Julie Dash was born and raised in New York City; her work has toured nationally and internationally and she has received numerous awards since embarking on her film career. With the debut of Daughters of the Dust in January 1992, Dash became the first African American woman to have a full-length general theatrical release in the United States. O magazine included Daughters among its 50 Greatest Chick Flicks, and in 1999, the twenty-fifth Annual Newark Black Film Festival honoured Julie and her film Daughters of the Dust as being one of the most important cinematic achievements in Black Cinema in the 20th century.
In March 2007 Dash received the Life Time Achievement Award from the Images of Black Women Film Festival in the UK. Her work as a Film Director includes Brothers of the Borderland for The National Underground Railroad Freedom Center Museum in Ohio.

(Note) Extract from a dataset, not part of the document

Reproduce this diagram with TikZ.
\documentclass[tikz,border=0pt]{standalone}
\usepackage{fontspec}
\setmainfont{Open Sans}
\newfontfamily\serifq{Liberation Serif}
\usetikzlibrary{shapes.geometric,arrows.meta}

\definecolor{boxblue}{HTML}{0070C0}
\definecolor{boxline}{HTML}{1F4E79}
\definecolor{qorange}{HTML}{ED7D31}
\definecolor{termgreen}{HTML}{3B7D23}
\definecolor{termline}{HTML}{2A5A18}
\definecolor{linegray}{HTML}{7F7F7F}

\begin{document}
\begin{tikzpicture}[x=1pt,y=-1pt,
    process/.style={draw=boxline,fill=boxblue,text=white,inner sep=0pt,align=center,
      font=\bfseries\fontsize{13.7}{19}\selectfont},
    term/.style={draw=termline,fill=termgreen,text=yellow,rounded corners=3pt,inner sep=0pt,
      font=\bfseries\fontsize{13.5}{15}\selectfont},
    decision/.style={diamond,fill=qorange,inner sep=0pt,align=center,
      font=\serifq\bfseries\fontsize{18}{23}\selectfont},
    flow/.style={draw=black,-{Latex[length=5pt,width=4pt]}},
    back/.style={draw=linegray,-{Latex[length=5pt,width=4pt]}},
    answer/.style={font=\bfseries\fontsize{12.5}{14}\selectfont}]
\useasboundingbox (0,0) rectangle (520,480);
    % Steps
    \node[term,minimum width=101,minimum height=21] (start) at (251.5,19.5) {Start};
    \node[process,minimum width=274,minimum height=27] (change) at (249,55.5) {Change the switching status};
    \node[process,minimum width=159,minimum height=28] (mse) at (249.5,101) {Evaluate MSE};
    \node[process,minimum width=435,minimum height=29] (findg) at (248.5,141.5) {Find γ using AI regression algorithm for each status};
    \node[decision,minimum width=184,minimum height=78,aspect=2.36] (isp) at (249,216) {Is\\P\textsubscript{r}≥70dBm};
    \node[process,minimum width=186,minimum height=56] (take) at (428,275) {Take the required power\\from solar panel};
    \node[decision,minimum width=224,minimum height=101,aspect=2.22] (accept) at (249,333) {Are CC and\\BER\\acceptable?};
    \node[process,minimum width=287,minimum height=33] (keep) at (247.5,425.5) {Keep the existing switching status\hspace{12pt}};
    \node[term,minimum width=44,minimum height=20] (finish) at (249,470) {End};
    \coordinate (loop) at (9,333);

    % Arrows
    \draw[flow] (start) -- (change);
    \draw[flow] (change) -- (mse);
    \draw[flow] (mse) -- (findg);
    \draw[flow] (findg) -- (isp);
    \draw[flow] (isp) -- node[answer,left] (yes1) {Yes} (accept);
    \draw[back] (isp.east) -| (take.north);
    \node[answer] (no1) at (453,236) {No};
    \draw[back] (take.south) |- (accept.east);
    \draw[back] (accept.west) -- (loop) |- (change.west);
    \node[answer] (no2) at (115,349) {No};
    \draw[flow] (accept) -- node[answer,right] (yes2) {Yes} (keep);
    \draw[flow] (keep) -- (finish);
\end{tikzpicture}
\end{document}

Dash also directed the NAACP Image Award winning CBS Network Television Movie, The Rosa Parks Story which was the winner of The Family Television Award, The New York Christopher Award, and Angela Bassett received an Emmy Nomination for her performance as Rosa Parks.
For the 55th Annual Directors Guild Awards, Dash was nominated for her Outstanding Directorial Achievement on The Rosa Parks Story, and she became the first African American woman nominated in the category of Primetime Movies Made for Television at The Directors Guild of America.

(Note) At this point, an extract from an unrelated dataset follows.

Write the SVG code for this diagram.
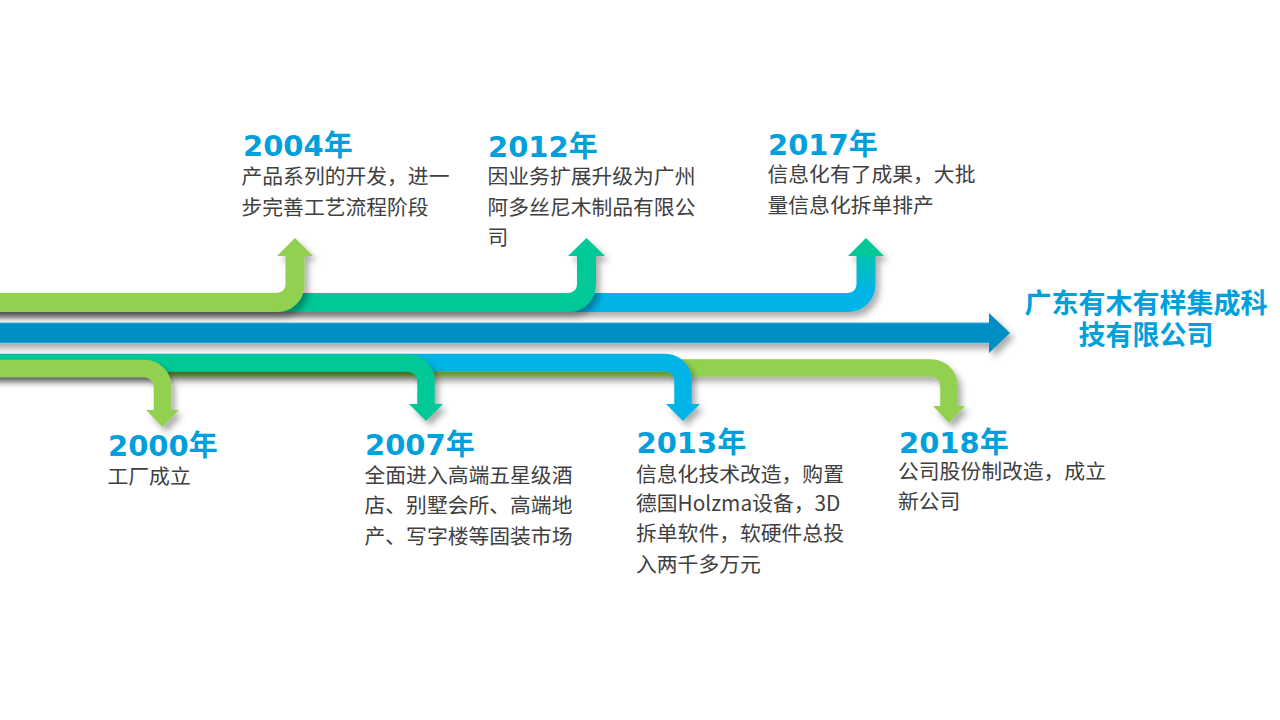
<svg xmlns="http://www.w3.org/2000/svg" width="1280" height="720" viewBox="0 0 1280 720">
  <defs>
    <filter id="sh" x="-10%" y="-30%" width="130%" height="180%">
      <feDropShadow dx="4" dy="5" stdDeviation="3" flood-color="#000" flood-opacity="0.32"/>
    </filter>
    <linearGradient id="g2017" gradientUnits="userSpaceOnUse" x1="0" y1="292" x2="0" y2="240">
      <stop offset="0" stop-color="#00B4E8"/>
      <stop offset="1" stop-color="#00C896"/>
    </linearGradient>
    <style>
      .up { fill: none; stroke-width: 19; }
      .dn { fill: none; stroke-width: 17.5; }
      .green { stroke: #92D050; }
      .teal { stroke: #00C896; }
      .cyan { stroke: #00B4E8; }
      .yr { font-family: "DejaVu Sans", "Noto Sans CJK SC", sans-serif; font-weight: bold; font-size: 29px; fill: #00A0DC; }
      .body { font-family: "Noto Sans CJK SC", "Noto Sans", sans-serif; font-size: 20.8px; fill: #404040; }
      .title { font-family: "Noto Sans CJK SC", "Noto Sans", sans-serif; font-weight: bold; font-size: 27px; fill: #00A0DC; text-anchor: middle; }
    </style>
  </defs>
  <rect width="1280" height="720" fill="#FFFFFF"/>

  <g id="connectors">
    <!-- upper arrows -->
    <g id="arrow-2017" filter="url(#sh)">
      <path class="up" stroke="url(#g2017)" d="M -20 302.5 H 848 A 18 18 0 0 0 866 284.5 V 255"/>
      <polygon points="848,256 884,256 866,238" fill="#00C896"/>
    </g>
    <g id="arrow-2012" filter="url(#sh)">
      <path class="up teal" d="M -20 302.5 H 568.5 A 18 18 0 0 0 586.5 284.5 V 255"/>
      <polygon points="568,256 605,256 586.5,238" fill="#00C896"/>
    </g>
    <g id="arrow-2004" filter="url(#sh)">
      <path class="up green" d="M -20 302.5 H 277 A 18 18 0 0 0 295 284.5 V 255"/>
      <polygon points="277,256 313,256 295,238" fill="#92D050"/>
    </g>

    <!-- main arrow -->
    <g id="main-arrow" filter="url(#sh)">
      <path d="M -20 323 H 989 V 313 L 1010 333 L 989 353 V 343 H -20 Z" fill="#008FC4"/>
      <rect x="-20" y="322.3" width="1009" height="1" fill="#6CC0E6"/>
      <rect x="-20" y="342.7" width="1009" height="1" fill="#6CC0E6"/>
    </g>

    <!-- lower arrows -->
    <g id="arrow-2018" filter="url(#sh)">
      <path class="dn green" d="M -20 368 H 931 A 18 18 0 0 1 949 386 V 407"/>
      <polygon points="933,406 965,406 949,423" fill="#92D050"/>
    </g>
    <g id="arrow-2013" filter="url(#sh)">
      <path class="dn cyan" d="M -20 362.5 H 665 A 18 18 0 0 1 683 380.5 V 405"/>
      <polygon points="666,404 700,404 683,421" fill="#00B4E8"/>
    </g>
    <g id="arrow-2007" filter="url(#sh)">
      <path class="dn teal" d="M -20 363 H 408 A 18 18 0 0 1 426 381 V 405"/>
      <polygon points="409,404 443,404 426,421" fill="#00C896"/>
    </g>
    <g id="arrow-2000" filter="url(#sh)">
      <path class="dn green" d="M -20 368.5 H 144.5 A 18 18 0 0 1 162.5 386.5 V 411"/>
      <polygon points="146,410 179,410 162.5,427" fill="#92D050"/>
    </g>
  </g>

  <g id="title">
    <text class="title" x="1146" y="313">广东有木有样集成科</text>
    <text class="title" x="1146" y="344.5">技有限公司</text>
  </g>

  <g id="node-2004">
    <text class="yr" x="243" y="156">2004年</text>
    <text class="body" x="241.5" y="183.5">产品系列的开发，进一</text>
    <text class="body" x="241.5" y="214.5">步完善工艺流程阶段</text>
  </g>
  <g id="node-2012">
    <text class="yr" x="488" y="157">2012年</text>
    <text class="body" x="487.5" y="183.5">因业务扩展升级为广州</text>
    <text class="body" x="487.5" y="214.5">阿多丝尼木制品有限公</text>
    <text class="body" x="487.5" y="245">司</text>
  </g>
  <g id="node-2017">
    <text class="yr" x="768" y="155">2017年</text>
    <text class="body" x="767.5" y="182">信息化有了成果，大批</text>
    <text class="body" x="767.5" y="212.5">量信息化拆单排产</text>
  </g>
  <g id="node-2000">
    <text class="yr" x="108" y="456">2000年</text>
    <text class="body" x="107.5" y="484">工厂成立</text>
  </g>
  <g id="node-2007">
    <text class="yr" x="365" y="455">2007年</text>
    <text class="body" x="364.5" y="482.5">全面进入高端五星级酒</text>
    <text class="body" x="364.5" y="513">店、别墅会所、高端地</text>
    <text class="body" x="364.5" y="543.5">产、写字楼等固装市场</text>
  </g>
  <g id="node-2013">
    <text class="yr" x="636.5" y="453">2013年</text>
    <text class="body" x="636" y="482">信息化技术改造，购置</text>
    <text class="body" x="636" y="511">德国Holzma设备，3D</text>
    <text class="body" x="636" y="541">拆单软件，软硬件总投</text>
    <text class="body" x="636" y="572">入两千多万元</text>
  </g>
  <g id="node-2018">
    <text class="yr" x="899" y="452.5">2018年</text>
    <text class="body" x="898" y="479">公司股份制改造，成立</text>
    <text class="body" x="898" y="509">新公司</text>
  </g>
</svg>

Her long form, dramatic narrative films include: Love Song, an MTV original feature starring R&B singers Monica, Tyress and TLC’s Chili; Incognito, a romantic thriller staring Richard T. Jones, Vanessa Williams, Phil Morris, Ron Glass with Rodger Guenveur Smith; and the ENCORE/StarZ3 Funny Valentines starring Alfre Woodard, Loretta Devine and C.C.H. Pounder.
She wrote and directed an episode of Women for ShowTime Cable Network, as well as Sax Cantor Riff, HBO’s Subway Stories for Producers Jonathan Demme and Rosie Perez.
Dash has a book published by The New Press, and a novel published by Dutton-Signett Books. She is currently working on a romantic trilogy for Dutton-Signett Books.
She has directed Music Videos with musical artists including Raphael Saadiq with Tony, Toni, Tone; Keb ‘Mo, Peabo Bryson, Adriana Evans, Sweet Honey in the Rock, and Tracy Chapman’s Give Me One Reason, which was nominated for MTV’s Best Female Vocalist, 1996. Her critically acclaimed short film Illusions, a drama set in Hollywood 1942, won the 1989 Jury Prize for Best Film of the Decade, awarded by the Black Filmmakers Foundation.
Dash earned her M.F.A. in Film & Television production at UCLA; received her B.A. in Film Production from CCNY, and she was also a Fellow at the American Film Institute’s Center for Advanced Film Studies, the AFI conservatory at Greystone Mansion.
When not working on her film projects, Dash is a frequent lecturer at many of the leading universities across the United States.